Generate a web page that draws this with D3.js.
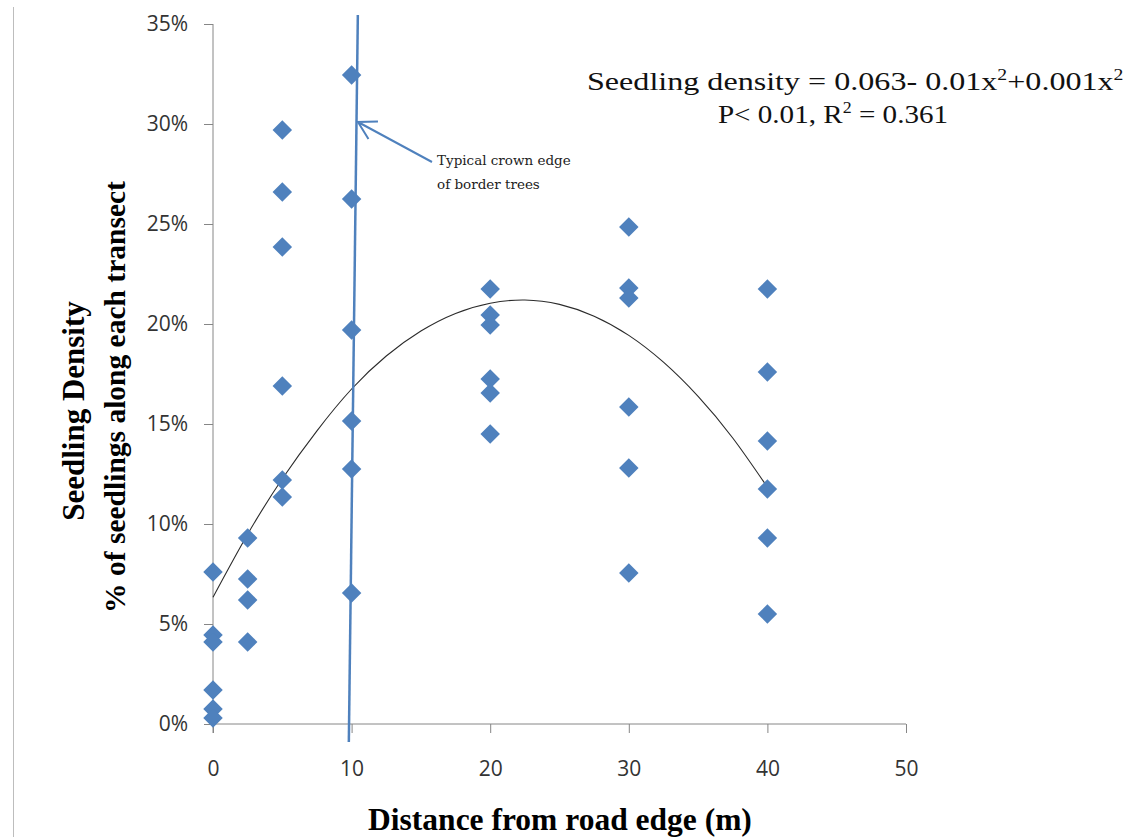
<!DOCTYPE html>
<html>
<head>
<meta charset="utf-8">
<script src="https://cdn.jsdelivr.net/npm/d3@7/dist/d3.min.js"></script>
<style>
  html, body { margin: 0; padding: 0; background: #fff; }
  svg { display: block; }
</style>
</head>
<body>
<div id="chart"></div>
<script>
// Distance of each sampling point from the road edge (m)
const distanceM = [0, 2.5, 5, 10, 20, 30, 40];

// Seedling density (% of seedlings along each transect) at each distance
const densityPct = [
  [7.6, 4.45, 4.1, 1.7, 0.75, 0.3],
  [9.3, 7.25, 6.2, 4.1],
  [29.7, 26.6, 23.85, 16.9, 12.2, 11.35],
  [32.45, 26.25, 19.7, 15.15, 12.75, 6.55],
  [21.75, 20.45, 19.95, 17.25, 16.55, 14.5],
  [24.85, 21.8, 21.3, 15.85, 12.8, 7.55],
  [21.75, 17.6, 14.15, 11.75, 9.3, 5.5]
];

// Polynomial trend line, sampled along the distance axis
const trendX   = [0, 2.5, 5, 7.5, 10, 12.5, 15, 17.5, 20, 22.5, 25, 27.5, 30, 32.5, 35, 37.5, 40];
const trendPct = [6.34, 9.49, 12.26, 14.66, 16.75, 18.4, 19.65, 20.53, 21.04, 21.2, 20.98, 20.39, 19.43, 18.09, 16.38, 14.3, 11.84];

// Typical crown edge of border trees (drawn as a near-vertical line)
const crownEdgeX   = [9.8, 10.45];
const crownEdgePct = [-0.9, 35.45];

// Annotation arrow: tail then tip
const arrowX   = [15.8, 10.46];
const arrowPct = [28.1, 30.1];

// Axis ticks
const xTicks = [0, 10, 20, 30, 40, 50];
const yTicks = [0, 5, 10, 15, 20, 25, 30, 35];

const W = 1125, H = 837;
const blue = "#4f81bd";
const axisGrey = "#868686";
const serif = "'Liberation Serif', 'Times New Roman', serif";

const svg = d3.select("#chart").append("svg")
  .attr("width", W).attr("height", H);

const x = d3.scaleLinear().domain([0, 50]).range([213, 906]);
const y = d3.scaleLinear().domain([0, 35]).range([724, 24]);

// Thin frame line at the left edge
svg.append("line")
  .attr("x1", 13.5).attr("x2", 13.5).attr("y1", 7).attr("y2", H)
  .attr("stroke", "#bdbdbd").attr("stroke-width", 1);

// Y axis
const yAxis = svg.append("g")
  .attr("transform", `translate(${x(0)},0)`)
  .call(d3.axisLeft(y).tickValues(yTicks).tickFormat(d => d + "%").tickSize(9).tickSizeOuter(0));
yAxis.select(".domain").remove();
yAxis.append("line")
  .attr("x1", 0).attr("x2", 0).attr("y1", y(35)).attr("y2", y(0) + 9)
  .attr("stroke", axisGrey);
yAxis.selectAll(".tick line").attr("stroke", axisGrey);
yAxis.selectAll(".tick text")
  .attr("x", -25)
  .attr("fill", "#333")
  .style("font-family", "'Open Sans', sans-serif")
  .style("font-size", "21px");

// X axis
const xAxis = svg.append("g")
  .attr("transform", `translate(0,${y(0)})`)
  .call(d3.axisBottom(x).tickValues(xTicks).tickSize(9).tickSizeOuter(0));
xAxis.select(".domain").attr("stroke", axisGrey).attr("d", `M${x(0)},0H${x(50)}`);
xAxis.selectAll(".tick line").attr("stroke", axisGrey);
xAxis.selectAll(".tick text")
  .attr("y", 37)
  .attr("fill", "#333")
  .style("font-family", "'Open Sans', sans-serif")
  .style("font-size", "21px");

// Trend line
svg.append("path")
  .datum(trendX.map((d, i) => [d, trendPct[i]]))
  .attr("fill", "none")
  .attr("stroke", "#2b2b2b")
  .attr("stroke-width", 1.1)
  .attr("d", d3.line().x(d => x(d[0])).y(d => y(d[1])).curve(d3.curveNatural));

// Crown edge line
svg.append("line")
  .attr("x1", x(crownEdgeX[0])).attr("y1", y(crownEdgePct[0]))
  .attr("x2", x(crownEdgeX[1])).attr("y2", y(crownEdgePct[1]))
  .attr("stroke", blue).attr("stroke-width", 2.5);

// Data points (diamonds)
const points = [];
distanceM.forEach((d, i) => densityPct[i].forEach(v => points.push([d, v])));
const diamond = d3.symbol().type(d3.symbolSquare).size(190);
svg.append("g").selectAll("path")
  .data(points)
  .join("path")
  .attr("d", diamond)
  .attr("transform", d => `translate(${x(d[0])},${y(d[1])}) rotate(45)`)
  .attr("fill", blue);

// Annotation arrow with open head
const tail = [x(arrowX[0]), y(arrowPct[0])];
const tip = [x(arrowX[1]), y(arrowPct[1])];
const ang = Math.atan2(tail[1] - tip[1], tail[0] - tip[0]);
const headLen = 20, headSpread = Math.PI / 6;
const arm = a => [tip[0] + headLen * Math.cos(a), tip[1] + headLen * Math.sin(a)];
const a1 = arm(ang - headSpread), a2 = arm(ang + headSpread);
svg.append("path")
  .attr("d", `M${tail[0]},${tail[1]}L${tip[0]},${tip[1]}M${a1[0]},${a1[1]}L${tip[0]},${tip[1]}L${a2[0]},${a2[1]}`)
  .attr("fill", "none")
  .attr("stroke", blue)
  .attr("stroke-width", 2);

const note = svg.append("text")
  .style("font-family", "'DejaVu Serif', serif")
  .style("font-size", "13.5px")
  .attr("fill", "#222");
note.append("tspan").attr("x", 437).attr("y", 165).text("Typical crown edge");
note.append("tspan").attr("x", 437).attr("y", 189).text("of border trees");

// Regression equation
const eq = svg.append("g").attr("transform", "translate(587,90) scale(1.235,1)")
  .append("text")
  .style("font-family", serif)
  .style("font-size", "26px")
  .attr("fill", "#111");
eq.append("tspan").text("Seedling density = 0.063- 0.01x");
eq.append("tspan").attr("dy", -10).style("font-size", "16px").text("2");
eq.append("tspan").attr("dy", 10).text("+0.001x");
eq.append("tspan").attr("dy", -10).style("font-size", "16px").text("2");

const stat = svg.append("g").attr("transform", "translate(833,123) scale(1.12,1)")
  .append("text")
  .attr("text-anchor", "middle")
  .style("font-family", serif)
  .style("font-size", "26px")
  .attr("fill", "#111");
stat.append("tspan").text("P< 0.01, R");
stat.append("tspan").attr("dy", -10).style("font-size", "16px").text("2");
stat.append("tspan").attr("dy", 10).text(" = 0.361");

// Axis titles
svg.append("text")
  .attr("x", 560).attr("y", 830)
  .attr("text-anchor", "middle")
  .style("font-family", serif)
  .style("font-weight", "bold")
  .style("font-size", "31.5px")
  .attr("fill", "#000")
  .text("Distance from road edge (m)");

const yTitle = svg.append("g").attr("transform", "translate(0,404) rotate(-90)");
yTitle.append("text")
  .attr("x", -7).attr("y", 84)
  .attr("text-anchor", "middle")
  .style("font-family", serif)
  .style("font-weight", "bold")
  .style("font-size", "31px")
  .text("Seedling Density");
yTitle.append("text")
  .attr("x", 7).attr("y", 125)
  .attr("text-anchor", "middle")
  .style("font-family", serif)
  .style("font-weight", "bold")
  .style("font-size", "29.5px")
  .text("% of seedlings along each transect");
</script>
</body>
</html>
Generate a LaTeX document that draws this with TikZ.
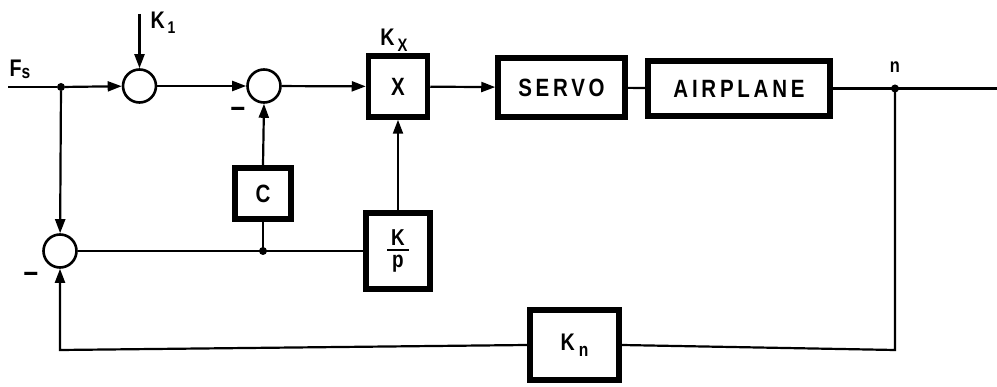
\documentclass[tikz,border=0pt]{standalone}
\usepackage{fontspec}
\setmainfont{Liberation Sans}
\newfontfamily\lab[LetterSpace=15,FakeStretch=0.82]{Liberation Sans Bold}
\newfontfamily\labn[FakeStretch=0.82,Ligatures=TeX]{Liberation Sans Bold}
\usetikzlibrary{arrows.meta}
\begin{document}
\begin{tikzpicture}[x=1pt,y=-1pt,
  sumnode/.style={circle,draw,line width=2.6pt,minimum size=33pt,inner sep=0pt},
  blk/.style={draw,line width=5.5pt,inner sep=0pt,font=\lab\fontsize{25}{27}\selectfont},
  dotnode/.style={circle,fill,inner sep=0pt,minimum size=8pt},
  lbl/.style={font=\labn\fontsize{24}{26}\selectfont,inner sep=0pt},
  minus/.style={font=\labn\fontsize{32}{32}\selectfont,inner sep=0pt},
  wire/.style={line width=2.2pt},
  arr/.style={wire,-{Triangle[length=14pt,width=10pt]}}]
\useasboundingbox (0,0) rectangle (997,387);
% summers
\node[sumnode] (s1) at (139.5,86) {};
\node[sumnode] (s2) at (264,86) {};
\node[sumnode] (s3) at (60,251) {};
% blocks
\node[blk,minimum width=59pt,minimum height=61pt] (X) at (398,86.5) {X};
\node[blk,minimum width=127pt,minimum height=59pt] (servo) at (561.5,87.5) {SERVO};
\node[blk,minimum width=182pt,minimum height=55pt] (air) at (739,88.5) {AIRPLANE};
\node[blk,minimum width=56pt,minimum height=51pt] (C) at (263,193.5) {C};
\node[blk,minimum width=64pt,minimum height=76pt,font=\labn\fontsize{23}{23}\selectfont] (Kp) at (398,251)
  {\shortstack{K\\[1pt]\rule{22pt}{1.8pt}\\[1pt]p}};
\node[blk,minimum width=89pt,minimum height=70pt,font=\labn\fontsize{24}{26}\selectfont] (Kn) at (574.5,345) {K\,{\fontsize{19}{19}\selectfont\raisebox{-6pt}{n}}};
% junction dots
\node[dotnode] (j1) at (61,87) {};
\node[dotnode] (j2) at (263,251) {};
\node[dotnode] (jn) at (895,88.5) {};
% coordinates
\coordinate (in) at (8,87);
\coordinate (out) at (997,88.5);
\coordinate (k1top) at (139.5,14);
\coordinate (bl) at (60,350);
\coordinate (br) at (895,350);
% labels
\node[lbl] (fs) at (20,69) {F{\fontsize{19}{19}\selectfont\raisebox{-2pt}{s}}};
\node[lbl] (k1) at (163,23) {K{\fontsize{17}{17}\selectfont\raisebox{-5pt}{\,1}}};
\node[lbl] (kx) at (394,40) {K{\fontsize{18}{18}\selectfont\raisebox{-6pt}{\,X}}};
\node[lbl,font=\labn\fontsize{20}{22}\selectfont] (nl) at (895,67) {n};
\node[minus] (m2) at (238,112) {–};
\node[minus] (m3) at (31,277) {–};
% connectors
\draw[wire] (in) -- (j1);
\draw[arr] (j1) -- (s1);
\draw[arr] (k1top) -- (s1);
\draw[arr] (s1) -- (s2);
\draw[arr] (s2) -- (X);
\draw[arr] (X) -- (servo);
\draw[wire] (servo) -- (air);
\draw[wire] (air.east) -- (jn.center) -- (out);
\draw[arr] (j1) -- (s3);
\draw[wire] (s3.east) -- (Kp.west);
\draw[wire] (j2.center) -- (C.south);
\draw[arr] (C.north) -- (s2.south);
\draw[arr] (Kp.north) -- (X.south);
\draw[wire] (jn.center) -- (br) -- (Kn.east);
\draw[arr] (Kn.west) -- (bl) -- (s3.south);
\end{tikzpicture}
\end{document}
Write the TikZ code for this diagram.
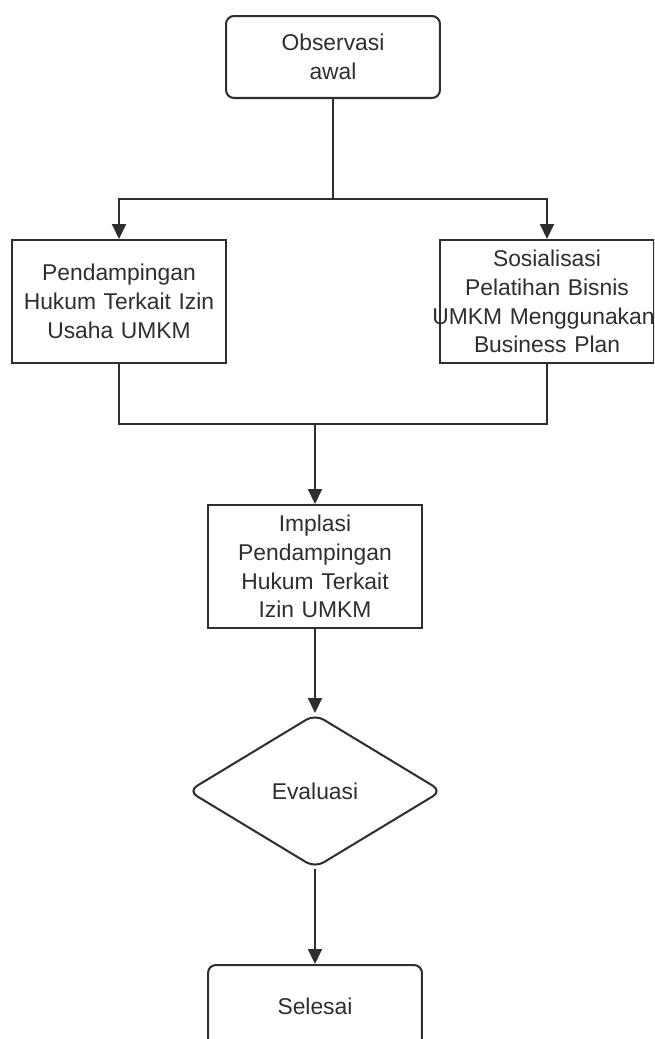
\documentclass[tikz,border=0pt]{standalone}
\usepackage{fontspec}
\setmainfont{Liberation Sans}
\usetikzlibrary{positioning,arrows.meta,shapes.geometric}
\definecolor{ink}{HTML}{2E2E2E}

\begin{document}
\begin{tikzpicture}[x=0.02cm, y=-0.02cm,
  box/.style={draw=ink, line width=1.15pt, text=ink, text width=4.28cm, inner sep=0pt, align=center, font=\fontsize{13}{16.4}\selectfont},
  arr/.style={draw=ink, line width=1.15pt, -{Triangle[width=0.28cm, length=0.3cm]}},
  line/.style={draw=ink, line width=1.15pt}]
\useasboundingbox (0,0) rectangle (654,1039);
\clip (0,0) rectangle (654,1039);

\node[box, rounded corners=0.16cm, minimum height=1.64cm](obs) at (333,57) {Observasi\\awal};
\node[box, minimum height=2.46cm](pend) at (119,301.5) {Pendampingan\\Hukum Terkait Izin\\Usaha UMKM};
\node[box, minimum height=2.46cm](sos) at (547,301.5) {Sosialisasi\\Pelatihan Bisnis\\\makebox[0pt]{\hspace{-0.14cm}UMKM Menggunakan}\\Business Plan};
\node[box, minimum height=2.46cm](impl) at (315,566.5) {Implasi\\Pendampingan\\Hukum Terkait\\Izin UMKM};
\node[diamond, draw=ink, line width=1.15pt, rounded corners=0.2cm, text=ink, minimum width=5.08cm, minimum height=3.08cm, inner sep=0pt, font=\fontsize{13}{16.4}\selectfont](eval) at (315,791) {Evaluasi};
\node[box, rounded corners=0.16cm, minimum height=1.64cm](sel) at (315,1006) {Selesai};

\coordinate (split) at (333,199);
\coordinate (join) at (315,424);

\draw[line] (obs) -- (split);
\draw[arr] (split) -| (pend);
\draw[arr] (split) -| (sos);
\draw[line] (pend) |- (join);
\draw[line] (sos) |- (join);
\draw[arr] (join) -- (impl);
\draw[arr] (impl) -- (eval);
\draw[arr] (eval) -- (sel);
\end{tikzpicture}
\end{document}
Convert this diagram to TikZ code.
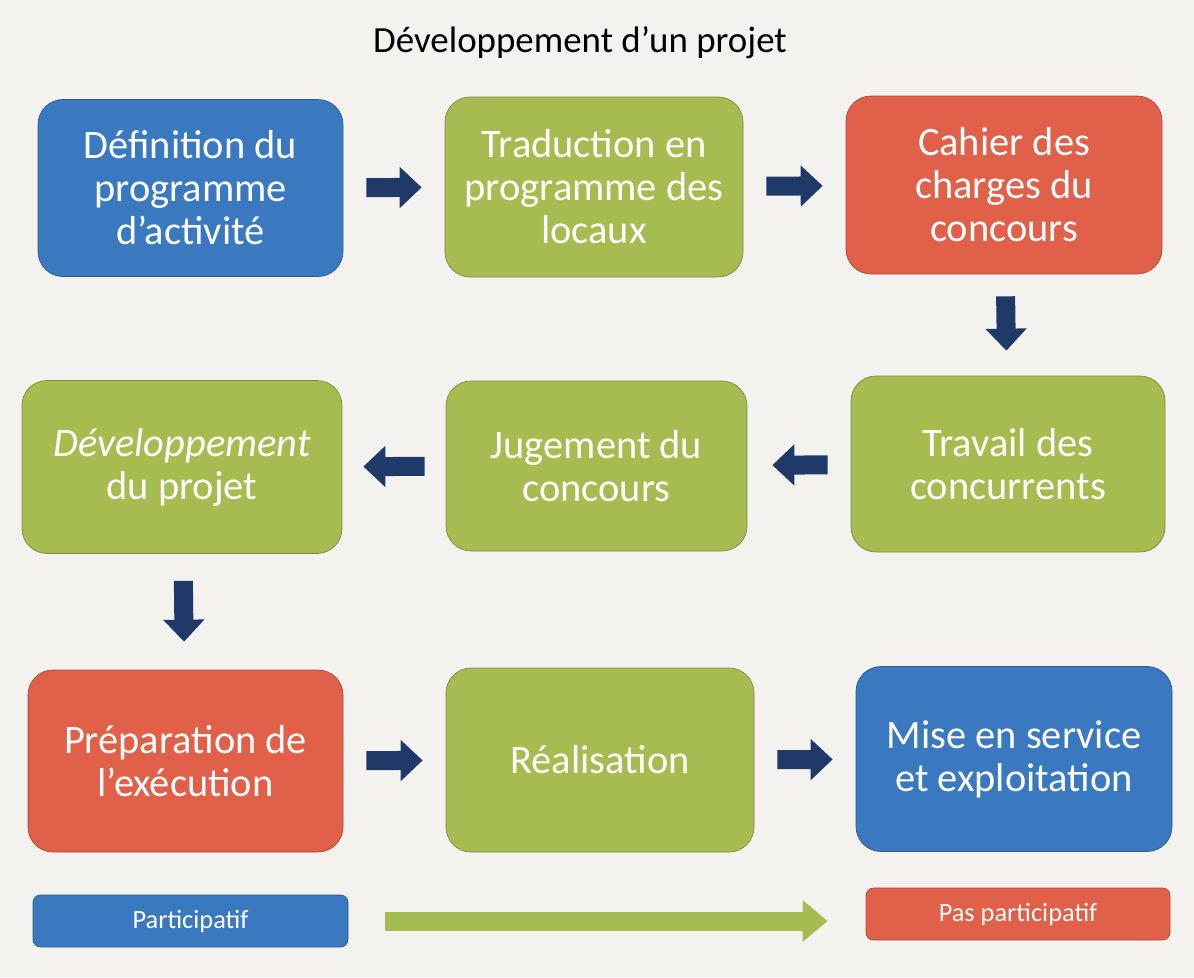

● **TASK**: Only the lines from the start of the material through the line containing "const distanceM = [0, 2.5, 5, 10, 20, 30, 40];" should be transcribed. Pictures stay out.

● **TASK ANSWER**:
Generate a web page that draws this with D3.js.
<!DOCTYPE html>
<html>
<head>
<meta charset="utf-8">
<script src="https://cdn.jsdelivr.net/npm/d3@7/dist/d3.min.js"></script>
<style>
  html, body { margin: 0; padding: 0; background: #fff; }
  svg { display: block; }
</style>
</head>
<body>
<div id="chart"></div>
<script>
// Distance of each sampling point from the road edge (m)
const distanceM = [0, 2.5, 5, 10, 20, 30, 40];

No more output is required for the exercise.